For South Africa, poverty indicators are categorised into four dimensions; health, education, standards of living and economic activity. Addressing redistribution under these four dimensions has been restricted by systemic and historical inequities, particularly in the area of education and health. Under apartheid, poor access to education opportunities, skewed government spending in favour of White learners and policies such as job reservations for specific racial groups meant that the majority of the population suffered from unequal distribution of skills and training. This in turn negatively impacted their vertical mobility within the labour market and massively skewed income distribution in South Africa (Woolard 2002). Such a deeply structural issue as this takes time and effort to overcome otherwise it exacerbates over generations. Even if the playing field is levelled for a child today technically through a redistribution programme, these structural issues within their family situation leave them in a vastly different starting position than the child of a more historically wealthy, presumably white, South African.

Despite investments in education that amount to approximately 20 per cent of the government budget in the post-apartheid era, the groups that were previously denied educational opportunities are still the same groups that suffer from educational inequity today. The historical legacy of underfunded Black and mostly rural schools has made it difficult to redress deficits in schooling infrastructure and teacher training, implying that the 75–80 per cent of South African learners that depend on the public schooling system have poorer educational outcomes, thus exacerbating inequality further (Mlachila and Moeletsi 2019). A similar bimodal system also prevails in the public health care system, on which more than 80 per cent of South African households rely on. A study by Atuguba et al. (2011) showed that despite the lowest socio-economic groups bearing the largest burden of illness, this group also recorded the lowest level of health service utilisation and derived the least benefits. Research has shown that the relationship between health and poverty is inextricably linked, and that ill health prevents individuals from actively engaging in labour.

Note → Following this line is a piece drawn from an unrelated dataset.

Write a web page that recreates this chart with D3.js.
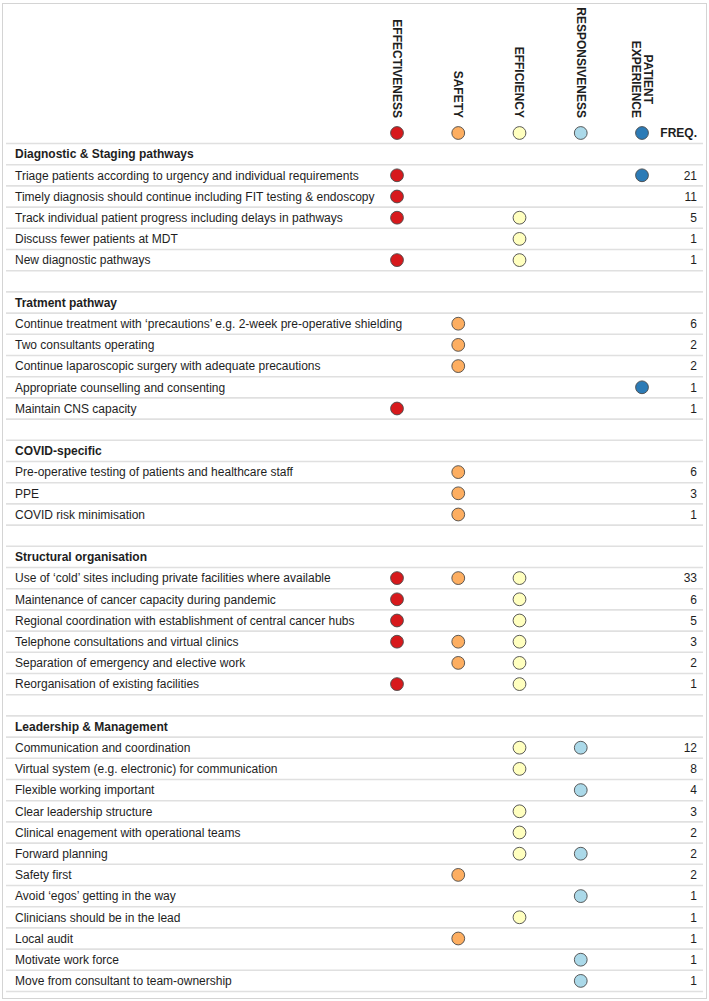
<!DOCTYPE html>
<html><head><meta charset="utf-8">
<script src="https://cdn.jsdelivr.net/npm/d3@7"></script>
<style>body{margin:0;background:#fff}svg{display:block}text{font-family:"Liberation Sans",Arial,Helvetica,sans-serif;fill:#1e1e1e}</style>
</head><body><svg id="c" width="709" height="1001"></svg>
<script>
const dimensions = ["EFFECTIVENESS", "SAFETY", "EFFICIENCY", "RESPONSIVENESS", "PATIENT EXPERIENCE"];
const dimColors = ["#d7191c", "#fdae61", "#ffffbf", "#abd9e9", "#2c7bb6"];
const sections = ["Diagnostic & Staging pathways", "Tratment pathway", "COVID-specific", "Structural organisation", "Leadership & Management"];
const itemLabels = [
  "Triage patients according to urgency and individual requirements",
  "Timely diagnosis should continue including FIT testing & endoscopy",
  "Track individual patient progress including delays in pathways",
  "Discuss fewer patients at MDT",
  "New diagnostic pathways",
  "Continue treatment with \u2018precautions\u2019 e.g. 2-week pre-operative shielding",
  "Two consultants operating",
  "Continue laparoscopic surgery with adequate precautions",
  "Appropriate counselling and consenting",
  "Maintain CNS capacity",
  "Pre-operative testing of patients and healthcare staff",
  "PPE",
  "COVID risk minimisation",
  "Use of \u2018cold\u2019 sites including private facilities where available",
  "Maintenance of cancer capacity during pandemic",
  "Regional coordination with establishment of central cancer hubs",
  "Telephone consultations and virtual clinics",
  "Separation of emergency and elective work",
  "Reorganisation of existing facilities",
  "Communication and coordination",
  "Virtual system (e.g. electronic) for communication",
  "Flexible working important",
  "Clear leadership structure",
  "Clinical enagement with operational teams",
  "Forward planning",
  "Safety first",
  "Avoid \u2018egos\u2019 getting in the way",
  "Clinicians should be in the lead",
  "Local audit",
  "Motivate work force",
  "Move from consultant to team-ownership"
];
const itemSection = [0,0,0,0,0, 1,1,1,1,1, 2,2,2, 3,3,3,3,3,3, 4,4,4,4,4,4,4,4,4,4,4,4];
const itemFreq = [21,11,5,1,1, 6,2,2,1,1, 6,3,1, 33,6,5,3,2,1, 12,8,4,3,2,2,2,1,1,1,1,1];
const itemDims = [
  [0,4],[0],[0,2],[2],[0,2],
  [1],[1],[1],[4],[0],
  [1],[1],[1],
  [0,1,2],[0,2],[0,2],[0,1,2],[1,2],[0,2],
  [2,3],[2],[3],[2],[2],[2,3],[1],[3],[2],[1],[3],[3]
];

// build row list
const rows = [];
sections.forEach((s, si) => {
  rows.push({type: "section", label: s});
  itemLabels.forEach((lab, i) => {
    if (itemSection[i] === si) rows.push({type: "item", label: lab, freq: itemFreq[i], dims: itemDims[i]});
  });
  if (si < sections.length - 1) rows.push({type: "blank"});
});

const svg = d3.select("#c");
const top0 = 143.5, rowH = 21.2;
const y = d3.scaleBand().domain(d3.range(rows.length)).range([top0, top0 + rows.length * rowH]).padding(0);
const x = d3.scalePoint().domain(dimensions).range([397, 642]);

// outer border
svg.append("rect").attr("x", 2.5).attr("y", 3.5).attr("width", 704).attr("height", 995)
  .attr("fill", "none").attr("stroke", "#d4d4d4").attr("stroke-width", 1);

// separators
svg.append("g").selectAll("line").data(d3.range(rows.length + 1)).join("line")
  .attr("x1", 6).attr("x2", 703)
  .attr("y1", i => top0 + i * rowH).attr("y2", i => top0 + i * rowH)
  .attr("stroke", "#e0e0e0").attr("stroke-width", 1.6);

// header labels
const hdr = svg.append("g");
const hfs = 12;
dimensions.forEach((d, i) => {
  const cx = x(d);
  if (d === "PATIENT EXPERIENCE") {
    const g = hdr.append("g").attr("transform", `translate(${cx},118) rotate(90)`);
    const t2 = g.append("text").attr("x", 0).attr("y", 6).attr("dy", "0.35em")
      .attr("text-anchor", "end").attr("font-size", hfs).attr("font-weight", "bold").text("EXPERIENCE");
    const w = t2.node().getComputedTextLength();
    g.append("text").attr("x", -w / 2).attr("y", -6).attr("dy", "0.35em")
      .attr("text-anchor", "middle").attr("font-size", hfs).attr("font-weight", "bold").text("PATIENT");
  } else {
    hdr.append("text").attr("transform", `translate(${cx},118) rotate(90)`)
      .attr("dy", "0.35em").attr("text-anchor", "end").attr("font-size", hfs).attr("font-weight", "bold").text(d);
  }
});
// legend circles
hdr.selectAll("circle").data(dimensions).join("circle")
  .attr("cx", d => x(d)).attr("cy", 133).attr("r", 6.4)
  .attr("fill", (d, i) => dimColors[i]).attr("stroke", "#4a4a4a").attr("stroke-width", 0.9);
hdr.append("text").attr("x", 697).attr("y", 133).attr("dy", "0.35em").attr("text-anchor", "end")
  .attr("font-size", 12).attr("font-weight", "bold").text("FREQ.");

// rows
const rg = svg.append("g").selectAll("g").data(rows).join("g")
  .attr("transform", (d, i) => `translate(0,${y(i) + y.bandwidth() / 2})`);
rg.filter(d => d.type !== "blank").append("text").attr("x", 15).attr("dy", "0.35em")
  .attr("font-size", 12).attr("font-weight", d => d.type === "section" ? "bold" : "normal")
  .text(d => d.label);
const it = rg.filter(d => d.type === "item");
it.append("text").attr("x", 697).attr("dy", "0.35em").attr("text-anchor", "end").attr("font-size", 12)
  .text(d => d.freq);
it.selectAll("circle").data(d => d.dims).join("circle")
  .attr("cx", k => x(dimensions[k])).attr("cy", 0).attr("r", 6.4)
  .attr("fill", k => dimColors[k]).attr("stroke", "#4a4a4a").attr("stroke-width", 0.9);
</script></body></html>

The engagement of the international community in South Africa’s efforts to address poverty and inequality has been primarily focused on multilateral trade and foreign direct investment. Until recently, South Africa had been able to avoid seeking assistance from international financial institutions like the World Bank or the International Monetary Fund, instead engaging in multilateral trade and promoting foreign direct investment. However, the South African government was eventually compelled to enter into discussions with the World Bank and International Monetary Fund around the development of an economic assistance programme due to the significant economic impact of the Covid-19 pandemic. As a middle-income state, South Africa has been a recipient of Official Development Assistance particularly since international sanctions were lifted at the end of apartheid in 1994. That said, contributions have remained relatively low in relation to the overall budget – amounting to approximately 0.2 per cent of total government spending. National Treasury (2020) data notes that in 2019/20 South Africa received approximately US$300million in contributions from foreign governments and international organisations. The inability of the current government to lift South Africans out of poverty and allow them to become economically engaged and active citizens reflects trends elsewhere in the Global South where current manifestations of inequality are deeply rooted in pre-colonial and colonial political and economic systems. The inability to break away from this trajectory has been worsened by the effects of the Global Financial Crisis and more recently the Covid-19 pandemic, which have brought about deeper and wider cuts to social welfare and support services thus pushing more people into poverty.